The militant group promised a response and fired rockets a few days later into northern Israel.
“Hezbollah is not a Lebanese problem — only — it is a regional problem,” Hariri said.
Hezbollah is not a Lebanese problem — only — it is a regional problem
“Israel wants to have ... this scenario that Lebanon is responsible, with what Netanyahu says, and if you want to buy it, buy it. But he knows and the international community knows that this is not true.”
Israeli Prime Minister Benjamin Netanyahu in a speech last week warned Hezbollah — and Lebanon — to “be careful what you say and more careful what you do.”
Hezbollah is a US-desginated terrorist group, but also operates as a political group and has members represented in parliament.
Due to its massive funding by Iran, it is extremely powerful and holds significant way in the country.
However, many Lebanese are angered by Hezbollah’s mafia-like attitude, often making decisions by force without the consent of the government.
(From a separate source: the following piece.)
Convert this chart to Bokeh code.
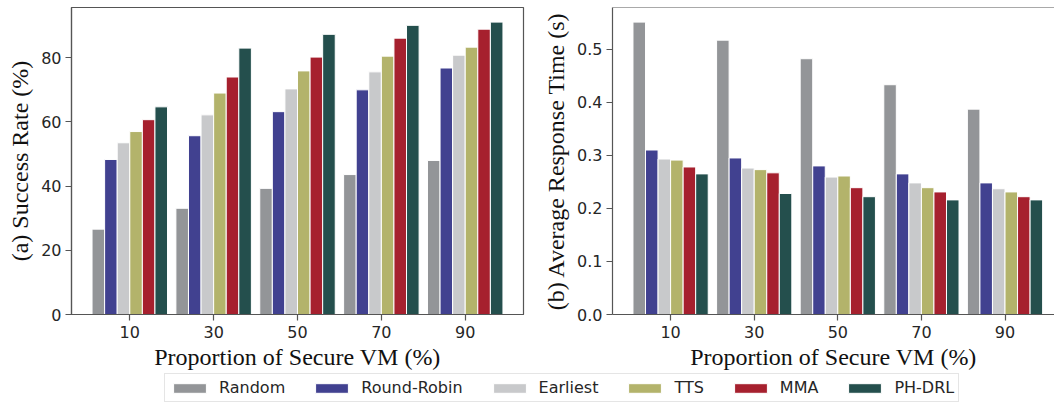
from bokeh.plotting import figure
from bokeh.models import (ColumnDataSource, Range1d, FixedTicker, PrintfTickFormatter,
                          Span, Legend, LegendItem)
from bokeh.transform import dodge
from bokeh.layouts import row, column
from bokeh.embed import file_html
from bokeh.resources import INLINE

# ---------------- data ----------------
categories = ["10", "30", "50", "70", "90"]
methods = ["Random", "Round-Robin", "Earliest", "TTS", "MMA", "PH-DRL"]
colors = ["#939598", "#414190", "#c8c9cb", "#b3b36b", "#a6202e", "#244f4d"]

success_random = [26.6, 33.1, 39.3, 43.6, 48.0]
success_rr = [48.3, 55.7, 63.2, 70.0, 76.8]
success_earliest = [53.5, 62.2, 70.3, 75.6, 80.8]
success_tts = [57.0, 69.0, 75.9, 80.5, 83.3]
success_mma = [60.7, 74.0, 80.2, 86.1, 88.9]
success_phdrl = [64.7, 83.0, 87.3, 90.1, 91.1]

resp_random = [0.551, 0.517, 0.482, 0.433, 0.387]
resp_rr = [0.310, 0.295, 0.280, 0.265, 0.248]
resp_earliest = [0.293, 0.276, 0.259, 0.248, 0.237]
resp_tts = [0.291, 0.273, 0.261, 0.239, 0.231]
resp_mma = [0.278, 0.267, 0.239, 0.231, 0.222]
resp_phdrl = [0.265, 0.228, 0.222, 0.216, 0.216]

success = [success_random, success_rr, success_earliest, success_tts, success_mma, success_phdrl]
resp = [resp_random, resp_rr, resp_earliest, resp_tts, resp_mma, resp_phdrl]

# ---------------- style ----------------
BAR_W = 0.15
offsets = [(-2.5 + i) * BAR_W for i in range(len(methods))]
SPINE = "#555555"
TICK_TXT = "#262626"
LABEL_FONT = "Liberation Serif"
TICK_FONT = "DejaVu Sans"
xs = list(range(len(categories)))


def style_axes(p, ylabel):
    for ax in (p.xaxis[0], p.yaxis[0]):
        ax.axis_line_color = SPINE
        ax.axis_line_width = 1.2
        ax.major_tick_line_color = SPINE
        ax.major_tick_line_width = 1.2
        ax.major_tick_out = 6
        ax.major_tick_in = 0
        ax.minor_tick_line_color = None
        ax.major_label_text_font = TICK_FONT
        ax.major_label_text_font_size = "16px"
        ax.major_label_text_color = TICK_TXT
        ax.axis_label_text_font = LABEL_FONT
        ax.axis_label_text_font_size = "24px"
        ax.axis_label_text_font_style = "normal"
        ax.axis_label_text_color = "#111111"
    p.xaxis[0].ticker = FixedTicker(ticks=xs)
    p.xaxis[0].major_label_overrides = {i: c for i, c in enumerate(categories)}
    p.xaxis[0].axis_label = "Proportion of Secure VM (%)"
    p.xaxis[0].major_label_standoff = 5
    p.xaxis[0].axis_label_standoff = 3
    p.yaxis[0].axis_label = ylabel
    p.yaxis[0].major_label_standoff = 4
    p.yaxis[0].axis_label_standoff = 5
    p.xgrid.grid_line_color = None
    p.ygrid.grid_line_color = None


def make_source(series):
    data = {"x": xs}
    for m, s in zip(methods, series):
        data[m] = s
    return ColumnDataSource(data)


def add_bars(p, src):
    rs = []
    for m, c, off in zip(methods, colors, offsets):
        rs.append(p.vbar(x=dodge("x", off), top=m, width=BAR_W, source=src,
                         fill_color=c, line_color="white", line_width=1))
    return rs


TOP = 7
FRAME_H = 308
ROW_H = 372

src1 = make_source(success)
src2 = make_source(resp)

# ---------------- left panel ----------------
ymax1 = max(max(s) for s in success) * 1.05
p1 = figure(width=535, height=ROW_H, output_backend="svg", toolbar_location=None,
            x_range=Range1d(-0.695, 4.695), y_range=Range1d(0, ymax1),
            min_border_left=71, min_border_right=12, min_border_top=TOP,
            min_border_bottom=ROW_H - FRAME_H - TOP)
p1.outline_line_color = SPINE
p1.outline_line_width = 1.2
p1.outline_line_alpha = 1
add_bars(p1, src1)
style_axes(p1, "(a) Success Rate (%)")
p1.yaxis[0].ticker = FixedTicker(ticks=[0, 20, 40, 60, 80])

# ---------------- right panel ----------------
ymax2 = max(max(s) for s in resp) * 1.05
p2 = figure(width=519, height=ROW_H, output_backend="svg", toolbar_location=None,
            x_range=Range1d(-0.695, 4.592), y_range=Range1d(0, ymax2),
            min_border_left=77, min_border_right=0, min_border_top=TOP,
            min_border_bottom=ROW_H - FRAME_H - TOP)
p2.outline_line_color = None
add_bars(p2, src2)
style_axes(p2, "(b) Average Response Time (s)")
p2.yaxis[0].ticker = FixedTicker(ticks=[0.0, 0.1, 0.2, 0.3, 0.4, 0.5])
p2.yaxis[0].formatter = PrintfTickFormatter(format="%.1f")
p2.add_layout(Span(location=ymax2, dimension="width", line_color=SPINE, line_width=1.2))

# ---------------- legend strip ----------------
# legend proxies reuse the real bars, squashed flat (huge y range) and hidden
# under the opaque legend box
pl = figure(width=1054, height=31, output_backend="svg", toolbar_location=None,
            x_range=Range1d(-3, 7), y_range=Range1d(0, 1e7),
            min_border_left=0, min_border_right=0, min_border_top=0, min_border_bottom=0)
pl.axis.visible = False
pl.xgrid.grid_line_color = None
pl.ygrid.grid_line_color = None
pl.outline_line_color = None
pl.border_fill_color = "white"
proxies = add_bars(pl, src1)
items = [LegendItem(label=m, renderers=[r]) for m, r in zip(methods, proxies)]
leg = Legend(items=items, orientation="horizontal", location=(164, 1),
             glyph_width=41, glyph_height=12, label_standoff=9, spacing=26,
             padding=4, margin=0, label_text_font=TICK_FONT, label_text_font_size="16px",
             label_text_color=TICK_TXT, label_height=18,
             border_line_color="#cccccc", border_line_width=1.2,
             background_fill_color="white", background_fill_alpha=1)
pl.add_layout(leg, "center")

layout = column(row(p1, p2), pl)

open("out.html", "w").write(file_html(layout, INLINE))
In the interview, Hariri admited that he was limited in his ability to rein in Hezbollah.
For years, Hezbollah has defied Lebanon’s neutrality policy by actively fighting in Syria’s civil war to prop up the government of Bashar Al Assad, also an ally of Iran.
Lebanese politicians were helpless to hold the group to account.
“I am a pragmatic person, and I know my limits, and I know the limits of this region. If people were serious about this issue, they would have done things 10, 15, 20, 30 years” ago, Hariri told CNBC.
His main focus, he said, is strengthening Lebanon’s institutions such as its central bank and its security forces.